The creation of a constant flow of things and stuff which threatens to overwhelm us and fill the spaces we inhabit. Which brings me to the third ‘connection’ recently I have found myself employed (by a company known for tiny pens, that’s not IKEA) this puts me rather neatly at the end point of this epic voyage of stuff.

One of many who facilitate the ‘last mile’ of that journey. Helping everyone fill their homes with stuff, in the lecture Chodzko speculates that this collection of stuff will lead to the instigation of people creating and dealing with smaller and smaller spaces. He provides this by showing us his prototype living space created from a IKEA wardrobe.

All this may just be preparation for a future, a future that will take place on the giant super-boats. These will become the cities of a flooded world, a world flooded with water and stuff. Once aboard this floated cities we will be surrounded by all of our stuff that we would arrive at some kind of nirvana.

A capitalistic equilibrium, a utopia on the ocean waves.
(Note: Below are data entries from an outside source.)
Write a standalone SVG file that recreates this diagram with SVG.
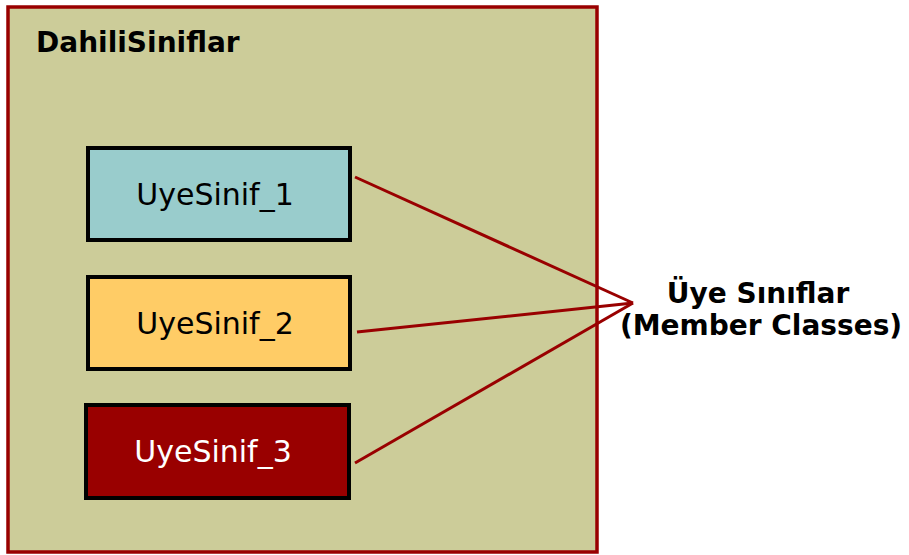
<svg xmlns="http://www.w3.org/2000/svg" width="909" height="555" viewBox="0 0 909 555">
<style>
.box{stroke:#000;stroke-width:4}
.lbl{font-family:"DejaVu Sans",Verdana,sans-serif;font-size:30px;text-anchor:middle}
.bold{font-family:"DejaVu Sans","Liberation Sans",sans-serif;font-weight:bold;font-size:28px;fill:#000}
.conn{stroke:#990000;stroke-width:3;fill:none}
</style>
<rect width="909" height="555" fill="#fff"/>
<g id="container">
<rect x="8" y="7" width="589" height="545" fill="#CCCC99" stroke="#990000" stroke-width="3.5"/>
<text class="bold" x="36" y="52">DahiliSiniflar</text>
</g>
<g id="uye1">
<rect class="box" x="88" y="148" width="262" height="92" fill="#99CCCC"/>
<text class="lbl" x="215" y="205" fill="#000">UyeSinif_1</text>
</g>
<g id="uye2">
<rect class="box" x="88" y="277" width="262" height="92" fill="#FFCC66"/>
<text class="lbl" x="215" y="334" fill="#000">UyeSinif_2</text>
</g>
<g id="uye3">
<rect class="box" x="86" y="405" width="263" height="93" fill="#990000"/>
<text class="lbl" x="213" y="462" fill="#fff">UyeSinif_3</text>
</g>
<g id="connectors">
<polyline class="conn" points="355,177 633,303"/>
<polyline class="conn" points="357,332 633,303"/>
<polyline class="conn" points="355,463 633,303"/>
</g>
<g id="label">
<text class="bold" x="758" y="303" text-anchor="middle">Üye Sınıflar</text>
<text class="bold" x="761" y="335" text-anchor="middle">(Member Classes)</text>
</g>
</svg>
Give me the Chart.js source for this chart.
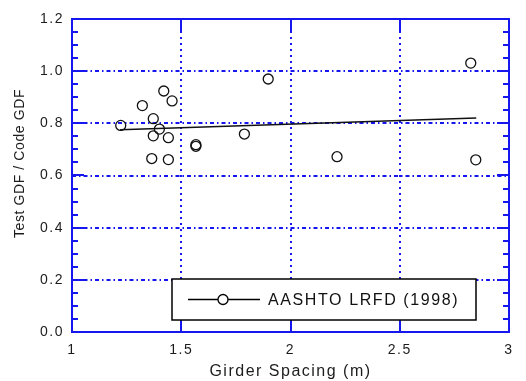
<!DOCTYPE html>
<html>
<head>
<meta charset="utf-8">
<script src="https://cdn.jsdelivr.net/npm/chart.js@4/dist/chart.umd.min.js"></script>
<style>
  html, body { margin: 0; padding: 0; background: #fff; }
  #wrap { width: 526px; height: 381px; }
</style>
</head>
<body>
<div id="wrap"><canvas id="gdfChart" width="526" height="381"></canvas></div>
<script>
// measured girder spacing (m) and test/code GDF ratio
var spacing = [1.223, 1.322, 1.420, 1.458, 1.372, 1.400, 1.372, 1.441, 1.365, 1.441,
  1.567, 1.567, 1.789, 1.898, 2.213, 2.825, 2.848];
var gdfRatio = [0.792, 0.868, 0.924, 0.886, 0.818, 0.778, 0.752, 0.745, 0.665, 0.661,
  0.712, 0.718, 0.759, 0.970, 0.672, 1.031, 0.660];

// trend line end points
var fitSpacing = [1.22, 2.85];
var fitRatio = [0.775, 0.82];

var xTicks = [1, 1.5, 2, 2.5, 3];
var yTicks = [0, 0.2, 0.4, 0.6, 0.8, 1.0, 1.2];
var yMinorStep = 0.05;
var seriesLabel = "AASHTO LRFD (1998)";
var yTitle = "Test GDF / Code GDF";

var BLUE = "rgb(22, 22, 238)";
var INK = "#1c1c1c";

function pairs(xs, ys) {
  return xs.map(function (x, i) {
    return { x: x, y: ys[i] };
  });
}

// grid, frame and inward ticks under the data; legend box and y title on top
var framePlugin = {
  id: "frame",
  beforeDraw: function (chart) {
    chart.ctx.letterSpacing = "1.5px";
  },
  beforeDatasetsDraw: function (chart) {
    var ctx = chart.ctx;
    var a = chart.chartArea;
    var xs = chart.scales.x;
    var ys = chart.scales.y;
    ctx.save();
    ctx.strokeStyle = BLUE;
    ctx.lineWidth = 2;

    // dash-dot horizontal grid
    ctx.setLineDash([4, 3, 1.5, 3]);
    yTicks.slice(1, -1).forEach(function (v) {
      var py = Math.round(ys.getPixelForValue(v));
      ctx.beginPath();
      ctx.moveTo(a.left, py);
      ctx.lineTo(a.right, py);
      ctx.stroke();
    });

    // dotted vertical grid
    ctx.setLineDash([2, 4]);
    xTicks.slice(1, -1).forEach(function (v) {
      var px = Math.round(xs.getPixelForValue(v));
      ctx.beginPath();
      ctx.moveTo(px, a.top);
      ctx.lineTo(px, a.bottom);
      ctx.stroke();
    });

    ctx.setLineDash([]);
    ctx.strokeRect(a.left, a.top, a.right - a.left, a.bottom - a.top);

    // y ticks on both sides, minor every 0.05
    ctx.beginPath();
    var n = Math.round(1.2 / yMinorStep);
    for (var k = 1; k < n; k++) {
      var py = Math.round(ys.getPixelForValue(k * yMinorStep));
      var len = k % 4 === 0 ? 12 : 6;
      ctx.moveTo(a.left, py);
      ctx.lineTo(a.left + len, py);
      ctx.moveTo(a.right, py);
      ctx.lineTo(a.right - len, py);
    }
    // x ticks top and bottom
    xTicks.slice(1, -1).forEach(function (v) {
      var px = Math.round(xs.getPixelForValue(v));
      ctx.moveTo(px, a.bottom);
      ctx.lineTo(px, a.bottom - 12);
      ctx.moveTo(px, a.top);
      ctx.lineTo(px, a.top + 12);
    });
    ctx.stroke();
    ctx.restore();
  },
  afterDatasetsDraw: function (chart) {
    var ctx = chart.ctx;
    var a = chart.chartArea;
    var bx = a.left + 100;
    var by = a.top + 260;
    var bw = 304;
    var bh = 41;
    ctx.save();
    ctx.fillStyle = "#fff";
    ctx.fillRect(bx, by, bw, bh);
    ctx.strokeStyle = "#000";
    ctx.lineWidth = 1.5;
    ctx.strokeRect(bx, by, bw, bh);

    var cy = by + 20.5;
    ctx.lineWidth = 1.3;
    ctx.beginPath();
    ctx.moveTo(bx + 16, cy);
    ctx.lineTo(bx + 88, cy);
    ctx.stroke();
    ctx.fillStyle = "#fff";
    ctx.beginPath();
    ctx.arc(bx + 51, cy, 5, 0, Math.PI * 2);
    ctx.fill();
    ctx.stroke();

    ctx.fillStyle = "#111";
    ctx.font = '16px "Liberation Sans", Arial, sans-serif';
    ctx.letterSpacing = "1.6px";
    ctx.textBaseline = "middle";
    ctx.textAlign = "left";
    ctx.fillText(seriesLabel, bx + 96, cy + 1);

    // rotated y-axis title, sitting a little above the plot middle
    ctx.translate(20, (a.top + a.bottom) / 2 - 12);
    ctx.rotate(-Math.PI / 2);
    ctx.fillStyle = INK;
    ctx.font = '14px "Liberation Sans", Arial, sans-serif';
    ctx.letterSpacing = "0.6px";
    ctx.textAlign = "center";
    ctx.fillText(yTitle, 0, 0);
    ctx.restore();
  }
};

Chart.defaults.font.family = '"Liberation Sans", Arial, sans-serif';
Chart.defaults.color = INK;

new Chart(document.getElementById("gdfChart"), {
  type: "scatter",
  data: {
    datasets: [
      {
        label: seriesLabel,
        data: pairs(spacing, gdfRatio),
        showLine: false,
        pointRadius: 5,
        pointHoverRadius: 5,
        pointBorderWidth: 1.3,
        pointBorderColor: "#111",
        pointBackgroundColor: "rgba(0,0,0,0)"
      },
      {
        label: "fit",
        data: pairs(fitSpacing, fitRatio),
        showLine: true,
        pointRadius: 0,
        borderColor: "#111",
        borderWidth: 1.5
      }
    ]
  },
  options: {
    responsive: false,
    animation: false,
    layout: { padding: { top: 19, right: 17, left: 0, bottom: 0 } },
    plugins: {
      legend: { display: false },
      tooltip: { enabled: false }
    },
    scales: {
      x: {
        type: "linear",
        min: 1,
        max: 3,
        afterFit: function (s) { s.height = 49; },
        afterBuildTicks: function (s) {
          s.ticks = xTicks.map(function (v) { return { value: v }; });
        },
        grid: { display: false },
        border: { display: false },
        ticks: {
          padding: 2,
          maxRotation: 0,
          font: { size: 14 },
          callback: function (v) { return String(v); }
        },
        title: {
          display: true,
          text: "Girder Spacing (m)",
          font: { size: 16 },
          padding: { top: 0, bottom: 0 }
        }
      },
      y: {
        min: 0,
        max: 1.2,
        afterFit: function (s) { s.width = 72; },
        afterBuildTicks: function (s) {
          s.ticks = yTicks.map(function (v) { return { value: v }; });
        },
        grid: { display: false },
        border: { display: false },
        ticks: {
          padding: 0,
          font: { size: 14 },
          callback: function (v) { return v.toFixed(1); }
        }
      }
    }
  },
  plugins: [framePlugin]
});
</script>
</body>
</html>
When where on our never-ending cruise, what will happen to the mega-docks that where once home to these behemoths? Well Chodzko suggests that the ultimate role for these docks, such as the proposed Liverpool 2 superdock is as massive earth-works, as land art. Their destiny is to become supersized monuments to entropy like Robert Smithson’s ‘Spiral Jetty’ or even oversized versions of J.G Ballard’s empty swimming pools.

The archaeology of this future is to be built through commerce, we are building it.